• [AIM] Begin with the first line of the material and copy each line word for word through the line that contains "30, 15, 11];"; the pictures are left out.

• [PROVIDED DATA]
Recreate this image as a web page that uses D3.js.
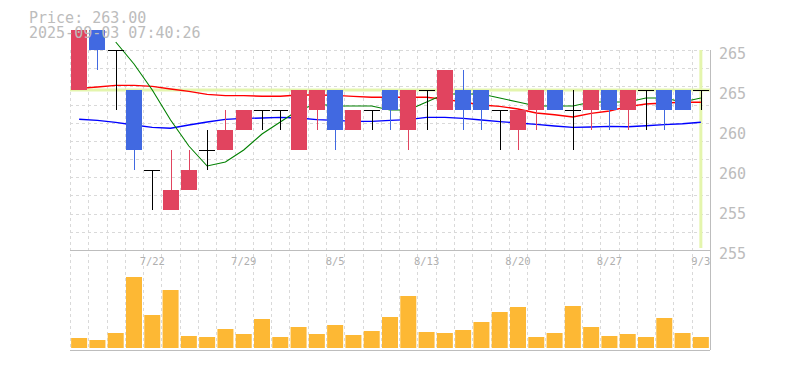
<!DOCTYPE html>
<meta charset="utf-8">
<head>
  <title>Candle chart</title>
  <style>
    body { margin: 0; background: #fff; }
    text { font-family: "DejaVu Sans Mono", monospace; }
  </style>
</head>
<body>
<script src="https://d3js.org/d3.v7.min.js"></script>
<script>

const dates = [
  "7/15", "7/16", "7/17", "7/18", "7/22", "7/23", "7/24", "7/25", "7/28", "7/29",
  "7/30", "7/31", "8/1", "8/4", "8/5", "8/6", "8/7", "8/8", "8/12", "8/13",
  "8/14", "8/15", "8/18", "8/19", "8/20", "8/21", "8/22", "8/25", "8/26", "8/27",
  "8/28", "8/29", "9/1", "9/2", "9/3"];

const opens  = [263, 266, 265, 263, 259, 257, 258, 260, 260, 261, 262, 262, 260, 262, 263, 261, 262, 263,
                261, 263, 262, 263, 263, 262, 261, 262, 263, 262, 262, 263, 262, 263, 263, 263, 263];
const highs  = [266, 266, 265, 263, 259, 260, 260, 261, 262, 262, 262, 262, 263, 263, 263, 262, 262, 263,
                263, 263, 264, 264, 263, 262, 262, 263, 263, 263, 263, 263, 263, 263, 263, 263, 263];
const lows   = [263, 264, 262, 259, 257, 257, 258, 259, 260, 261, 261, 261, 260, 261, 260, 261, 261, 261,
                260, 261, 262, 261, 261, 260, 260, 261, 262, 260, 261, 261, 261, 261, 261, 262, 262];
const closes = [266, 265, 265, 260, 259, 258, 259, 260, 261, 262, 262, 262, 263, 263, 261, 262, 262, 262,
                263, 263, 264, 262, 262, 262, 262, 263, 262, 262, 263, 262, 263, 263, 262, 262, 263];

// volume, thousand shares
const volumes = [10, 8, 15, 71, 33, 58, 12, 11, 19, 14, 29, 11, 21, 14, 23, 13, 17, 31,
                 52, 16, 15, 18, 26, 36, 41, 11, 15, 42, 21, 12, 14, 11, 30, 15, 11];

// moving averages
const maShort = [null, null, 265.4, 264.3, 263.0, 261.5, 260.2, 259.2, 259.4, 260.0, 260.8, 261.4,
                 262.0, 262.3, 262.2, 262.2, 262.2, 262.0, 262.0, 262.4, 262.8, 262.8, 262.8, 262.6,
                 262.4, 262.2, 262.2, 262.2, 262.4, 262.4, 262.4, 262.6, 262.6, 262.4, 262.6];
const maMid   = [263.08, 263.15, 263.23, 263.23, 263.18, 263.05, 262.93, 262.78, 262.72, 262.72,
                 262.69, 262.69, 262.75, 262.75, 262.73, 262.68, 262.64, 262.64, 262.64, 262.64,
                 262.53, 262.40, 262.25, 262.18, 262.05, 261.85, 261.76, 261.65, 261.83, 261.95,
                 262.17, 262.30, 262.35, 262.39, 262.39];
const maLong  = [261.54, 261.48, 261.38, 261.25, 261.13, 261.09, 261.25, 261.40, 261.53, 261.58,
                 261.60, 261.63, 261.60, 261.52, 261.48, 261.43, 261.43, 261.48, 261.52, 261.63,
                 261.63, 261.58, 261.50, 261.42, 261.35, 261.28, 261.20, 261.13, 261.15, 261.18,
                 261.16, 261.21, 261.27, 261.31, 261.39];

const priceTicks = [265, 263, 261, 259, 257, 255];
const priceTickLabels = ["265", "265", "260", "260", "255", "255"];
const dateTicks = ["7/22", "7/29", "8/5", "8/13", "8/20", "8/27", "9/3"];

const titleLines = ["Price: 263.00", "2025-09-03 07:40:26"];

const totalWidth = 785, totalHeight = 370;
const plot = {left: 70, right: 710, top: 50, priceBottom: 250, volTop: 250, volBottom: 350};

const RED = "#e1445f", BLUE = "#4169e1", GRID = "#d9d9d9", BORDER = "#bdbdbd",
      LABEL = "#bcbcbc", NOW = "#e4f5ad", VOL = "#fdb834";

const svg = d3.select("body")
  .append("svg")
  .attr("width", totalWidth)
  .attr("height", totalHeight);

const x = d3.scaleBand()
  .domain(dates)
  .range([plot.left, plot.right])
  .paddingInner(0.125)
  .paddingOuter(0.0625);
const cx = d => x(d) + x.bandwidth() / 2;

const y = d3.scaleLinear()
  .domain([255, 265])
  .range([plot.priceBottom, plot.top]);

const yVol = d3.scaleLinear()
  .domain([0, 100])
  .range([348, 248]);

// grid
const grid = svg.append("g")
  .attr("stroke", GRID)
  .attr("stroke-dasharray", "3,3")
  .attr("shape-rendering", "crispEdges");

const gy = d3.scaleLinear().domain([0, 11]).range([plot.priceBottom, plot.top]);
grid.selectAll(".h")
  .data(d3.range(1, 12))
  .join("line")
  .attr("x1", plot.left).attr("x2", plot.right)
  .attr("y1", k => Math.round(gy(k)) + 0.5).attr("y2", k => Math.round(gy(k)) + 0.5);

grid.selectAll(".v")
  .data(d3.range(0, dates.length))
  .join("line")
  .attr("x1", k => Math.round(plot.left + k * x.step()) + 0.5)
  .attr("x2", k => Math.round(plot.left + k * x.step()) + 0.5)
  .attr("y1", plot.top).attr("y2", plot.volBottom);

// borders
const border = svg.append("g").attr("stroke", BORDER).attr("shape-rendering", "crispEdges");
border.append("line").attr("x1", plot.left).attr("x2", plot.right)
  .attr("y1", plot.priceBottom + 0.5).attr("y2", plot.priceBottom + 0.5);
border.append("line").attr("x1", plot.left).attr("x2", plot.right)
  .attr("y1", plot.volBottom + 0.5).attr("y2", plot.volBottom + 0.5);
border.append("line").attr("x1", plot.right + 0.5).attr("x2", plot.right + 0.5)
  .attr("y1", plot.top).attr("y2", plot.volBottom);

// current price / current day markers
const last = dates.length - 1;
svg.append("line")
  .attr("x1", plot.left).attr("x2", plot.right)
  .attr("y1", y(closes[last])).attr("y2", y(closes[last]))
  .attr("stroke", NOW).attr("stroke-width", 3);
svg.append("line")
  .attr("x1", cx(dates[last])).attr("x2", cx(dates[last]))
  .attr("y1", plot.top).attr("y2", plot.priceBottom - 2)
  .attr("stroke", NOW).attr("stroke-width", 3);

// moving averages
function drawLine(values, color, width) {
  const line = d3.line()
    .defined(v => v !== null)
    .x((v, i) => cx(dates[i]))
    .y(v => y(v));
  svg.append("path")
    .attr("d", line(values))
    .attr("fill", "none")
    .attr("stroke", color)
    .attr("stroke-width", width);
}
drawLine(maLong, "#0000ff", 1.4);
drawLine(maMid, "#ff0000", 1.4);
drawLine(maShort, "#008000", 1.1);

// candles
const candles = dates.map((d, i) => ({
  date: d, open: opens[i], high: highs[i], low: lows[i], close: closes[i]
}));
const colorOf = c => c.close > c.open ? RED : c.close < c.open ? BLUE : "#000";

const cg = svg.append("g").attr("shape-rendering", "crispEdges");

cg.selectAll(".wick")
  .data(candles)
  .join("line")
  .attr("x1", c => Math.round(cx(c.date)) + 0.5)
  .attr("x2", c => Math.round(cx(c.date)) + 0.5)
  .attr("y1", c => y(c.high))
  .attr("y2", c => y(c.low))
  .attr("stroke", colorOf)
  .attr("stroke-width", 1);

cg.selectAll(".body")
  .data(candles.filter(c => c.open !== c.close))
  .join("rect")
  .attr("x", c => x(c.date))
  .attr("width", x.bandwidth())
  .attr("y", c => y(Math.max(c.open, c.close)))
  .attr("height", c => Math.abs(y(c.open) - y(c.close)))
  .attr("fill", colorOf);

cg.selectAll(".doji")
  .data(candles.filter(c => c.open === c.close))
  .join("line")
  .attr("x1", c => x(c.date))
  .attr("x2", c => x(c.date) + x.bandwidth())
  .attr("y1", c => Math.round(y(c.close)) + 0.5)
  .attr("y2", c => Math.round(y(c.close)) + 0.5)
  .attr("stroke", "#000")
  .attr("stroke-width", 1.5);

// volume
svg.append("g")
  .selectAll("rect")
  .data(volumes)
  .join("rect")
  .attr("x", (v, i) => x(dates[i]))
  .attr("width", x.bandwidth())
  .attr("y", v => yVol(v))
  .attr("height", v => yVol(0) - yVol(v))
  .attr("fill", VOL);

// price axis
const yAxis = svg.append("g")
  .attr("transform", "translate(" + plot.right + ",0)")
  .call(d3.axisRight(y)
    .tickValues(priceTicks)
    .tickFormat((v, i) => priceTickLabels[i])
    .tickSize(0)
    .tickPadding(9));
yAxis.select(".domain").remove();
yAxis.selectAll("text")
  .attr("dy", "0.55em")
  .attr("fill", LABEL)
  .style("font-size", "15px");

// date axis
const xAxis = svg.append("g")
  .attr("transform", "translate(0," + plot.volTop + ")")
  .call(d3.axisBottom(x)
    .tickValues(dateTicks)
    .tickSize(0)
    .tickPadding(8));
xAxis.select(".domain").remove();
xAxis.selectAll("text")
  .attr("fill", "#b0b0b0")
  .style("font-size", "10.5px");

// header
svg.append("g")
  .selectAll("text")
  .data(titleLines)
  .join("text")
  .attr("x", 29)
  .attr("y", (t, i) => 23 + i * 15)
  .attr("fill", LABEL)
  .style("font-size", "15px")
  .text(t => t);

</script>
</body>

• [ANSWER TO THE TASK]
Recreate this image as a web page that uses D3.js.
<!DOCTYPE html>
<meta charset="utf-8">
<head>
  <title>Candle chart</title>
  <style>
    body { margin: 0; background: #fff; }
    text { font-family: "DejaVu Sans Mono", monospace; }
  </style>
</head>
<body>
<script src="https://d3js.org/d3.v7.min.js"></script>
<script>

const dates = [
  "7/15", "7/16", "7/17", "7/18", "7/22", "7/23", "7/24", "7/25", "7/28", "7/29",
  "7/30", "7/31", "8/1", "8/4", "8/5", "8/6", "8/7", "8/8", "8/12", "8/13",
  "8/14", "8/15", "8/18", "8/19", "8/20", "8/21", "8/22", "8/25", "8/26", "8/27",
  "8/28", "8/29", "9/1", "9/2", "9/3"];

const opens  = [263, 266, 265, 263, 259, 257, 258, 260, 260, 261, 262, 262, 260, 262, 263, 261, 262, 263,
                261, 263, 262, 263, 263, 262, 261, 262, 263, 262, 262, 263, 262, 263, 263, 263, 263];
const highs  = [266, 266, 265, 263, 259, 260, 260, 261, 262, 262, 262, 262, 263, 263, 263, 262, 262, 263,
                263, 263, 264, 264, 263, 262, 262, 263, 263, 263, 263, 263, 263, 263, 263, 263, 263];
const lows   = [263, 264, 262, 259, 257, 257, 258, 259, 260, 261, 261, 261, 260, 261, 260, 261, 261, 261,
                260, 261, 262, 261, 261, 260, 260, 261, 262, 260, 261, 261, 261, 261, 261, 262, 262];
const closes = [266, 265, 265, 260, 259, 258, 259, 260, 261, 262, 262, 262, 263, 263, 261, 262, 262, 262,
                263, 263, 264, 262, 262, 262, 262, 263, 262, 262, 263, 262, 263, 263, 262, 262, 263];

// volume, thousand shares
const volumes = [10, 8, 15, 71, 33, 58, 12, 11, 19, 14, 29, 11, 21, 14, 23, 13, 17, 31,
                 52, 16, 15, 18, 26, 36, 41, 11, 15, 42, 21, 12, 14, 11, 30, 15, 11];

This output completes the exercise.